Thoughts on the Way Home

Monday, September 03, 2007

Robert Reymond On the New Creation and New Man

Robert Reymond is another author that I really appreciate. I recently studied through his A New Systematic Theology of the Christian Faith with a group of friends, and was very much rewarded by the effort. Here is a quote from Reymond's book Paul: Missionary Theologian, which is a work dealing with the missionary labors and theology of the Apostle Paul. In this section Reymond is explicating the work of the Holy Spirit in regeneration and sanctification; the influence of John Murray upon his thought is apparent:

The Christian a Spirit-Wrought New Creation

From the point of view of the center and direction of the Christian life Paul speaks of the Christian as being, through the ministry of the Holy Spirit, a new man (Col. 3:9, 10), a new creation (2 Cor. 5:17), with a new life in Christ (Gal. 2:20). This is a radical and absolute perspective, so radical and absolute that the language of death and resurrection may be used (Rom. 6:6; Gal. 2:20). Nothing in our experience short of repudiating the faith and returning to and abiding in sin can or will let us forget this truth. Paul urges us to 'consider yourselves to be dead to sin, but alive to God in Christ Jesus' (Rom. 6:11; 1 Cor. 1:2; 6:11; Eph. 5:26). Our new life depends on the work of Christ, through union with him in his death and resurrection, being applied to use by God's Spirit. In and by this Spirit-wrought union we personally experience and appropriate in us that representative work for us (a personal spiritual union symbolized by baptism, Tit. 3:5, 6).

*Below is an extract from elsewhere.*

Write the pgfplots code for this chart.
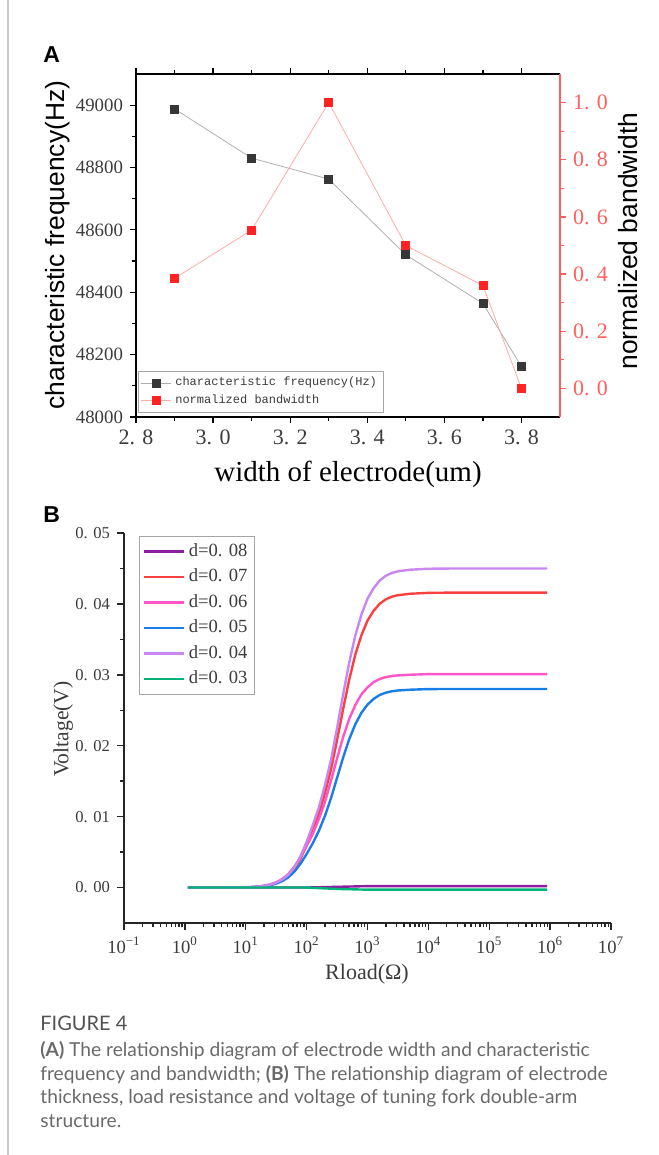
\documentclass[border=0pt]{standalone}
\usepackage{fontspec}
\setmainfont{Liberation Serif}
\setsansfont{Liberation Sans}
\setmonofont{Liberation Mono}
\newfontfamily\capfont{Lato}
\usepackage{pgfplots}
\pgfplotsset{compat=1.18}
\definecolor{fqdark}{RGB}{55,55,55}
\definecolor{fqline}{RGB}{175,175,175}
\definecolor{bwred}{RGB}{255,35,35}
\definecolor{bwline}{RGB}{255,170,170}
\definecolor{raxis}{RGB}{255,95,95}
\definecolor{dA}{RGB}{140,30,160}
\definecolor{dB}{RGB}{250,65,65}
\definecolor{dC}{RGB}{255,85,200}
\definecolor{dD}{RGB}{25,125,230}
\definecolor{dE}{RGB}{200,135,240}
\definecolor{dF}{RGB}{0,180,120}
\definecolor{txtgray}{RGB}{60,60,60}
\definecolor{capgray}{RGB}{105,105,105}

\begin{document}
\begin{tikzpicture}
\useasboundingbox (0,0) rectangle (329pt,577.5pt);
\draw[black!20, line width=1pt] (4pt,0) -- (4pt,577.5pt);
\node[anchor=base west, inner sep=0, font=\sffamily\bfseries\fontsize{11.5}{11.5}\selectfont] at (21.5pt,546pt) {A};
\node[anchor=base west, inner sep=0, font=\sffamily\bfseries\fontsize{11.5}{11.5}\selectfont] at (21.5pt,316pt) {B};

% panel A, frequency (left axis)
\begin{axis}[
  at={(68pt,369pt)}, anchor=south west, scale only axis,
  width=212pt, height=171.5pt,
  xmin=2.8, xmax=3.9, ymin=48000, ymax=49100,
  scaled ticks=false,
  axis x line*=box, axis y line*=left, axis line style={-, line width=0.7pt},
  tick align=outside, major tick length=3pt, minor tick length=2pt,
  tick style={black, line width=0.6pt},
  xtick={2.8,3,3.2,3.4,3.6,3.8}, xticklabels={2. 8,3. 0,3. 2,3. 4,3. 6,3. 8},
  ytick={48000,48200,48400,48600,48800,49000},
  yticklabels={48000,48200,48400,48600,48800,49000},
  minor x tick num=1, minor y tick num=1,
  x tick label style={font=\fontsize{11}{11}\selectfont, text=txtgray},
  y tick label style={font=\fontsize{9.4}{9.4}\selectfont, text=txtgray},
  xlabel={width of electrode(um)},
  ylabel={characteristic frequency(Hz)},
  xlabel style={at={(axis description cs:0.5,-0.166)}, anchor=center, font=\fontsize{14.5}{14.5}\selectfont},
  ylabel style={at={(axis description cs:-0.184,0.501)}, anchor=center, font=\sffamily\fontsize{13.2}{13.2}\selectfont},
]
\addplot[fqline, line width=0.4pt, mark=square*, mark size=2pt, mark options={draw=fqdark, fill=fqdark}]
  coordinates {(2.9,48988)(3.1,48830)(3.3,48763)(3.5,48520)(3.7,48364)(3.8,48162)};
\end{axis}

% panel A, bandwidth (right axis)
\begin{axis}[
  at={(68pt,369pt)}, anchor=south west, scale only axis,
  width=212pt, height=171.5pt,
  xmin=2.8, xmax=3.9, ymin=-0.1, ymax=1.1,
  axis x line=none, axis y line*=right,
  y axis line style={-, raxis, line width=0.7pt},
  tick align=outside, major tick length=3pt, minor tick length=2pt,
  ytick style={raxis, line width=0.6pt},
  ytick={0,0.2,0.4,0.6,0.8,1}, yticklabels={0. 0,0. 2,0. 4,0. 6,0. 8,1. 0},
  minor y tick num=1,
  y tick label style={font=\fontsize{11}{11}\selectfont, text=raxis},
  ylabel={normalized bandwidth},
  ylabel style={at={(axis description cs:1.16,0.513)}, anchor=center, font=\sffamily\fontsize{13.2}{13.2}\selectfont, text=black},
  legend style={at={(axis description cs:0.005,0.012)}, anchor=south west, draw=black!35,
    font=\ttfamily\fontsize{6}{6}\selectfont, text=txtgray, inner sep=1pt, row sep=-1pt},
  legend cell align=left,
  legend image code/.code={\draw[mark repeat=2, mark phase=2, #1] plot coordinates {(0pt,0pt) (7.5pt,0pt) (15pt,0pt)};},
]
\addlegendimage{fqline, line width=0.4pt, mark=square*, mark size=2pt, mark options={draw=fqdark, fill=fqdark}}
\addlegendentry{characteristic frequency(Hz)}
\addplot[bwline, line width=0.4pt, mark=square*, mark size=2pt, mark options={draw=bwred, fill=bwred}]
  coordinates {(2.9,0.385)(3.1,0.554)(3.3,1.0)(3.5,0.5)(3.7,0.36)(3.8,0.0)};
\addlegendentry{normalized bandwidth}
\end{axis}

% panel B
\begin{axis}[
  at={(62pt,116pt)}, anchor=south west, scale only axis,
  width=243.5pt, height=195pt,
  xmode=log, xmin=0.1, xmax=1e7, ymin=-0.005, ymax=0.05,
  scaled ticks=false,
  axis x line*=bottom, axis y line*=left, axis line style={-, line width=0.9pt, black!85},
  tick align=outside, major tick length=3.5pt, minor tick length=2pt,
  tick style={black!85, line width=0.7pt},
  xtick={0.1,1,10,100,1000,10000,100000,1000000,10000000},
  xticklabels={10\textsuperscript{−1},10\textsuperscript{0},10\textsuperscript{1},10\textsuperscript{2},10\textsuperscript{3},10\textsuperscript{4},10\textsuperscript{5},10\textsuperscript{6},10\textsuperscript{7}},
  ytick={0,0.01,0.02,0.03,0.04,0.05}, yticklabels={0. 00,0. 01,0. 02,0. 03,0. 04,0. 05},
  minor y tick num=1,
  y tick label style={font=\fontsize{8.3}{8.3}\selectfont, text=txtgray},
  x tick label style={font=\fontsize{9.3}{9.3}\selectfont, text=txtgray},
  xlabel={Rload(Ω)}, ylabel={Voltage(V)},
  xlabel style={at={(axis description cs:0.499,-0.131)}, anchor=center, font=\fontsize{11}{11}\selectfont, text=txtgray},
  ylabel style={at={(axis description cs:-0.125,0.497)}, anchor=center, font=\fontsize{10.8}{10.8}\selectfont, text=txtgray},
  legend style={at={(axis description cs:0.031,0.992)}, anchor=north west, draw=black!35,
    font=\fontsize{9.3}{9.3}\selectfont, text=txtgray, inner sep=1.5pt, row sep=0.8pt},
  legend cell align=left,
  legend image code/.code={\draw[#1] (0pt,0pt) -- (20pt,0pt);},
  every axis plot/.append style={line width=1.2pt},
]
\addplot[dA] coordinates {(1.122,0)(100,0)(316.2,0.0001)(1000,0.0002)(891251,0.0002)};
\addlegendentry{d=0. 08}
\addplot[dB] coordinates {(1.122,0)(10,0)(12.59,0.00004)(15.85,0.00012)(19.95,0.00021)(25.12,0.00037)(31.62,0.00062)(39.81,0.00104)(50.12,0.00166)(63.10,0.00262)(79.43,0.00408)(100,0.00595)(125.9,0.00811)(158.5,0.0104)(199.5,0.01331)(251.2,0.01664)(316.2,0.0208)(398.1,0.02517)(501.2,0.02933)(631.0,0.03286)(794.3,0.03557)(1000,0.03765)(1259,0.03902)(1585,0.04002)(1995,0.04064)(2512,0.04102)(3162,0.04123)(5012,0.04143)(10000,0.04156)(31623,0.0416)(891251,0.0416)};
\addlegendentry{d=0. 07}
\addplot[dC] coordinates {(1.122,0)(10,0.00003)(12.59,0.00009)(15.85,0.00015)(19.95,0.00027)(25.12,0.00045)(31.62,0.00075)(39.81,0.0012)(50.12,0.0019)(63.10,0.00295)(79.43,0.0043)(100,0.00587)(125.9,0.00753)(158.5,0.00963)(199.5,0.01204)(251.2,0.01505)(316.2,0.01821)(398.1,0.02122)(501.2,0.02378)(631.0,0.02574)(794.3,0.02724)(1000,0.02823)(1259,0.02896)(1585,0.02941)(1995,0.02968)(2512,0.02983)(3162,0.02992)(5012,0.03001)(10000,0.0301)(31623,0.0301)(891251,0.0301)};
\addlegendentry{d=0. 06}
\addplot[dD] coordinates {(1.122,0)(10,0.00001)(12.59,0.00006)(15.85,0.00011)(19.95,0.0002)(25.12,0.00034)(31.62,0.00056)(39.81,0.00091)(50.12,0.00144)(63.10,0.00225)(79.43,0.00337)(100,0.00473)(125.9,0.00623)(158.5,0.00798)(199.5,0.01008)(251.2,0.0126)(316.2,0.01547)(398.1,0.01834)(501.2,0.02093)(631.0,0.02303)(794.3,0.02464)(1000,0.0258)(1259,0.0266)(1585,0.02715)(1995,0.02748)(2512,0.02768)(3162,0.02779)(5012,0.0279)(10000,0.02799)(31623,0.028)(891251,0.028)};
\addlegendentry{d=0. 05}
\addplot[dE] coordinates {(1.122,0)(10,0)(12.59,0.00005)(15.85,0.00014)(19.95,0.00023)(25.12,0.00041)(31.62,0.00068)(39.81,0.00113)(50.12,0.0018)(63.10,0.00284)(79.43,0.00441)(100,0.00644)(125.9,0.00878)(158.5,0.01125)(199.5,0.0144)(251.2,0.018)(316.2,0.0225)(398.1,0.02723)(501.2,0.03173)(631.0,0.03555)(794.3,0.03848)(1000,0.04073)(1259,0.04221)(1585,0.04329)(1995,0.04397)(2512,0.04437)(3162,0.0446)(5012,0.04482)(10000,0.04496)(31623,0.045)(891251,0.045)};
\addlegendentry{d=0. 04}
\addplot[dF] coordinates {(1.122,0)(100,0)(316.2,-0.0002)(1000,-0.0003)(891251,-0.0003)};
\addlegendentry{d=0. 03}
\end{axis}

% caption
\node[anchor=base west, inner sep=0, font=\capfont\fontsize{10}{10}\selectfont, text=black!68] at (20pt,62pt) {FIGURE 4};
\node[anchor=base west, inner sep=0, font=\capfont\fontsize{9.6}{9.6}\selectfont, text=capgray] at (20pt,49pt) {{\bfseries (A)} The relationship diagram of electrode width and characteristic};
\node[anchor=base west, inner sep=0, font=\capfont\fontsize{9.6}{9.6}\selectfont, text=capgray] at (20pt,37pt) {frequency and bandwidth; {\bfseries (B)} The relationship diagram of electrode};
\node[anchor=base west, inner sep=0, font=\capfont\fontsize{9.6}{9.6}\selectfont, text=capgray] at (20pt,25.5pt) {thickness, load resistance and voltage of tuning fork double-arm};
\node[anchor=base west, inner sep=0, font=\capfont\fontsize{9.6}{9.6}\selectfont, text=capgray] at (20pt,13.5pt) {structure.};
\end{tikzpicture}
\end{document}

Putting on the Spirit-Wrought 'New Self'

The Pauline indicative concerning the core of our being must be manifested throughout our body and during our life through the self-conscious activity of being dependent upon the presence and power of the Father and the Son through the ministry of the Holy Spirit. Thus of us Paul says: 'By the Spirit you are putting to death the deeds of the body' (Rom. 8:13). We are consistently urged to repudiate the practices characteristic of our old man because we have put him off in Christ and we are to put on the characteristics of godly living that are true of the new self (Eph. 4:22-24; Col. 3:9-10). This activity comes about by letting our minds be renewed or instructed from the perspective of God's Word (Eph. 4:23; Col. 3:16; see Rom. 12:2) and by being filled with the Spirit (Eph. 5:18). The correlation of the responsibility of the Christian and of his dependence upon God is perhaps best described in Philippians 2:12-13:

So then, beloved, just as you have always obeyed, not as in my presence only, but now much more in my absence, work out your own salvation with fear and trembling, for it is God who works in you, both to will and to work for [his] good pleasure.